Ranch for Kids didn't respond to email and telephone requests for comment. In an interview with NBC affiliate KECI of Missoula, William Sutley, the organization's executive director, denied the state's allegations.
"If I'm guilty, I should be in jail. If these things are true, you should put me in jail," Sutley said. "Here's the thing: Our passion is to help these kids heal from trauma, and now the state is saying that we are traumatizing these kids? Well, it's just not true."
The Missoulian, meanwhile, quoted Sutley as denying some of the allegations and saying others were blown out of proportion to discredit the facility. He acknowledged that children were sometimes sent on long walks as a form of discipline, but he said that never happened under improper conditions, the newspaper reported.
For years, alternative adolescent residences were overseen by a board under the state Department of Labor and Industry, not the Health Department. The majority of the members of the Labor Department board were industry representatives; faith-based or religious programs were exempt from any regulation or licensing. That changed on July 1.
Many of the previously unregulated facilities are in the isolated, rural northwestern part of the state, far even from major highways, much less regulatory institutions.
"This area up there has a long history of these churches that are created," Sands said. "They change their name and are just a vehicle for all kinds of people to do all kinds of things."
In its publicity materials, Ranch for Kids describes itself as "based on Christian principles." In state registration and federal tax documents, it says it is an adjunct ministry of Epicenter International Missions Ministry, and in 2012, it argued that it was exempt from licensing regulations under the religious exception.
The following year, a state judge agreed with the Labor Department oversight board's contention that Ranch for Kids had falsely claimed religious affiliation to avoid state regulation, noting that Epicenter had no building, no congregation and no ordained clergy. The ranch then registered with the industry-dominated state board.
No contact information for Epicenter International was listed in publicly available state records.
The ranch's founder, Joyce Sterkel, retired several years ago and couldn't be reached for comment. In an interview in 2013 with The Christian Post, an evangelical news site, Sterkel called the dispute "another example of government interfering and hampering small business."
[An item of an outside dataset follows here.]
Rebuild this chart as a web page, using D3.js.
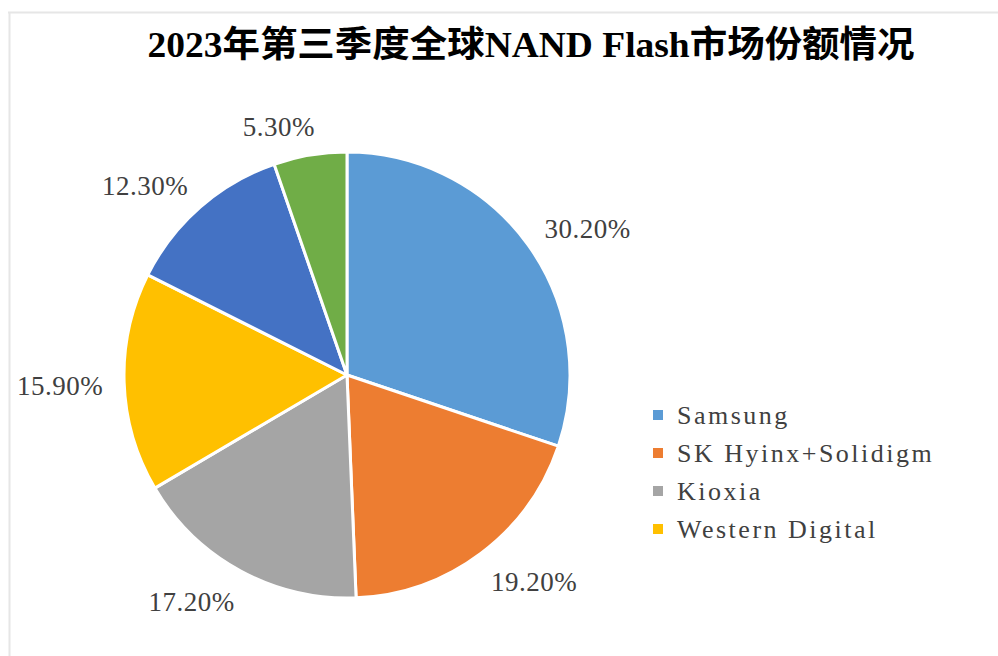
<!DOCTYPE html>
<html>
<head>
<meta charset="utf-8">
<script src="https://cdn.jsdelivr.net/npm/d3@7.9.0/dist/d3.min.js"></script>
<style>
  body { margin: 0; background: #fff; }
</style>
</head>
<body>
<svg id="chart" width="998" height="656"></svg>
<script>
const titleText = "2023年第三季度全球NAND Flash市场份额情况";
const companies = ["Samsung", "SK Hyinx+Solidigm", "Kioxia", "Western Digital", "Micron", "Others"];
const shares = [30.2, 19.2, 17.2, 15.9, 12.3, 5.3];
const colors = ["#5B9BD5", "#ED7D31", "#A5A5A5", "#FFC000", "#4472C4", "#70AD47"];
// only the first four made it into the legend in the original
const legendCount = 4;

const svg = d3.select("#chart");
const width = +svg.attr("width");
const height = +svg.attr("height");

const serif = "'Liberation Serif', 'Times New Roman', 'Noto Sans CJK SC', serif";

// faint frame on the top and left edges
svg.append("line")
  .attr("x1", 8).attr("x2", width)
  .attr("y1", 12.5).attr("y2", 12.5)
  .attr("stroke", "#e6e6e6").attr("stroke-width", 2);
svg.append("line")
  .attr("x1", 9.5).attr("x2", 9.5)
  .attr("y1", 12).attr("y2", height)
  .attr("stroke", "#e6e6e6").attr("stroke-width", 2);

svg.append("text")
  .attr("x", 531)
  .attr("y", 57)
  .attr("text-anchor", "middle")
  .attr("textLength", 767)
  .attr("lengthAdjust", "spacingAndGlyphs")
  .style("font-family", "'Liberation Serif', 'Noto Sans CJK SC', serif")
  .style("font-weight", "bold")
  .style("font-size", "36px")
  .attr("fill", "#000")
  .text(titleText);

const cx = 347, cy = 375, radius = 223;

const data = companies.map((name, i) => ({ name, value: shares[i], color: colors[i] }));

const pie = d3.pie()
  .value(d => d.value)
  .sort(null);

const arc = d3.arc()
  .innerRadius(0)
  .outerRadius(radius);

const arcs = pie(data);

const g = svg.append("g")
  .attr("transform", `translate(${cx},${cy})`);

g.selectAll(".slice")
  .data(arcs)
  .enter()
  .append("path")
  .attr("class", "slice")
  .attr("d", arc)
  .attr("fill", d => d.data.color)
  .attr("stroke", "#fff")
  .attr("stroke-width", 3)
  .attr("stroke-linejoin", "round");

// outside labels: pushed sideways a bit more than a plain circle would,
// the way excel's best-fit does it
function labelPos(d) {
  const a = (d.startAngle + d.endAngle) / 2;
  const s = Math.sin(a);
  const x = 202 * s + 85 * Math.sign(s) * Math.sqrt(Math.abs(s));
  const y = -Math.cos(a) * 255 + 3;
  return [x, y];
}

g.selectAll(".label")
  .data(arcs)
  .enter()
  .append("text")
  .attr("class", "label")
  .attr("x", d => labelPos(d)[0])
  .attr("y", d => labelPos(d)[1])
  .attr("text-anchor", "middle")
  .attr("dominant-baseline", "central")
  .style("font-family", serif)
  .style("font-size", "27px")
  .style("letter-spacing", "0.5px")
  .attr("fill", "#404040")
  .text(d => d.data.value.toFixed(2) + "%");

const legend = svg.append("g")
  .attr("transform", "translate(653,415)");

const rows = legend.selectAll(".row")
  .data(data.slice(0, legendCount))
  .enter()
  .append("g")
  .attr("class", "row")
  .attr("transform", (d, i) => `translate(0,${i * 38})`);

rows.append("rect")
  .attr("x", 0)
  .attr("y", -5)
  .attr("width", 10)
  .attr("height", 10)
  .attr("fill", d => d.color);

rows.append("text")
  .attr("x", 24)
  .attr("y", 0)
  .attr("dominant-baseline", "central")
  .style("font-family", serif)
  .style("font-size", "26px")
  .style("letter-spacing", "2.5px")
  .attr("fill", "#404040")
  .text(d => d.name);
</script>
</body>
</html>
"We are an economic benefit to our community," she said at the time. "Our students provide community service here locally, and on a rotating basis we provide food and meals at our local soup kitchen."
In its federal tax filings, the ranch says it is "a spinoff of Global Adoption Services Inc. for the purpose of providing respite care services for special adoptees from foreign countries making transitions to the United States." Global Adoption Services is an organization accredited by the U.S. State Department to provide foreign adoption services.
Global Adoption Services told NBC News that it broke with Ranch for Kids years ago because the Montana group declined to adhere to State Department oversight requirements.
"We in Maryland had to make a clean and complete break from Montana and have had no contact with them since that time," the organization said.